Nahh it is just viscous enough to cling to the sidewalls and get dragged up and to the top before falling back down. Once you get up to speed the force pushes the fluid out to the outside of the tire, leaving the 25% void centered around the axle.
 
   / Fluid or Weights??? #65  
Problem is it's not an ideal world.
Center of gravity is a non issue . The center of gravity is changed more by the amount of fuel in the tank. And if the driver is skinny or a fat &$$. The sloshing of liquid ballast is more liable to flip the tractor.I'm not buying the story that only two weights 95lb per rear wheel fits. A set of dry tires with 920lbs of cast ballast will pull more and ride better than the same tires with 92bs of liquid weight.

Your paragraph is simply inaccurate. To think fuel in the tank will have a larger impact on COG than tire weight is kinda na?e. And to think the driver has a greater impact than a weighted tire is even more na?e. Sloshing liguid ballast would not have a measurable effect in flipping a tractor until it already starts the roll, then of course, it's significance is irrelevant. Lastly, how did you decide that equal liquid ballast/cast weights would result in a better pull for the cast weight tire??
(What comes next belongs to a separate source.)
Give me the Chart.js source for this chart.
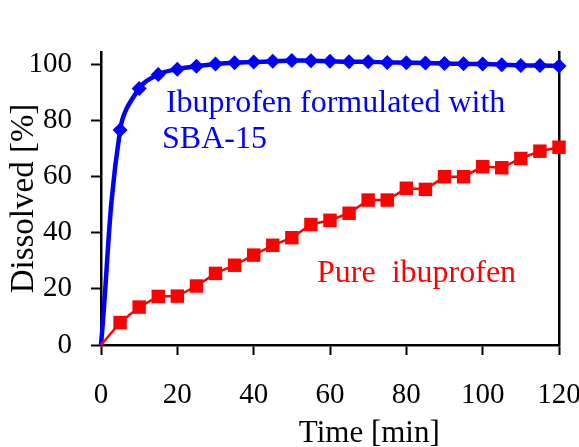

The cost difference alone outweighs (sorry) any advantage cast weights may have. So, I added 1500lbs to my tractor for around $200 using fluid. 1500lb of cast weights would have cost me in the neighborhood of $1500 at my Kubota dealer. :confused3:

Cast weight=$1.00 p/lb. Fluid weight=.13 cents p/lb.
 
   / Fluid or Weights??? #66  
Exactly. Maybe a few ounces splash up over the rim, but the majority of it is going to stay down. And assuming it is properly filled to 75%, the vast majority of it is at or below the axle line, so it has lowered the overall COG of the tractor considerably. Width of the track and COG is of the utmost importance to stability on a hill.

This point right here is generally overlooked in these discussions.

Cast weight always, always has 50% of it's weight above the axle center line. Fluid weight never does. The percentage below the axle line varies depending on how full the tire/wheel is. Less full, more weight below axle center line. If flipping is your concern use fluid with your tires half full.
 
   / Fluid or Weights??? #67  
Nahh it is just viscous enough to cling to the sidewalls and get dragged up and to the top before falling back down. Once you get up to speed the force pushes the fluid out to the outside of the tire, leaving the 25% void centered around the axle.

Funny story about this phenomenon. In my kid years we had small Fords with fluid filled tires. When roading my brother and I always coasted down the hills. You learned real quick how fast that tractor could coast before the fluid would start "riding over the hump". You go past that speed and that little tractor would literally jump clear off the ground. You'll only do that ONCE. :)
 
   / Fluid or Weights??? #68  
All good points, but I keep going back to the initial concern about tire repairs. My brother and I have experience with all forms of ballast and have plugged endless numbers of tires, my brother began his professional career as a tractor mechanic at the age of seventeen. When we began clearing our farm, we had to put tire sealant in everything that went in our woods or we were plugging thorns several times a day. For our uses, fluid in the tires simply did not work.

We now have about nine tractors and a backhoe and use combinations of fluid, nothing, cast centers, weights and combinations. We no longer have the thorns, but if we did, we would go back to what worked for us best initially which was not fluid filled tires and sealant, great now, but not so much otherwise. I can't think of anything more unstable on a slope than a flat.
 
   / Fluid or Weights??? #69  
Sloshing liquid is an issue with tanker trucks. That's why they put baffles in them. There's isn't enough room in a tractor tire or enough speed for the liquid to gain any momentum to have much change in the COG.


Is that not what I said ???
 
   / Fluid or Weights??? #70  
Your paragraph is simply inaccurate. To think fuel in the tank will have a larger impact on COG than tire weight is kinda na?e. And to think the driver has a greater impact than a weighted tire is even more na?e. Sloshing liguid ballast would not have a measurable effect in flipping a tractor until it already starts the roll, then of course, it's significance is irrelevant. Lastly, how did you decide that equal liquid ballast/cast weights would result in a better pull for the cast weight tire??

The cost difference alone outweighs (sorry) any advantage cast weights may have. So, I added 1500lbs to my tractor for around $200 using fluid. 1500lb of cast weights would have cost me in the neighborhood of $1500 at my Kubota dealer. :confused3:

Cast weight=$1.00 p/lb. Fluid weight=.13 cents p/lb.

So I missed a zero while thumbing the message on my phone............ The fact is that if all other parameters are identical. A dry tire with 500lbs of cast weight will pull more than the same tire with liquid ballast.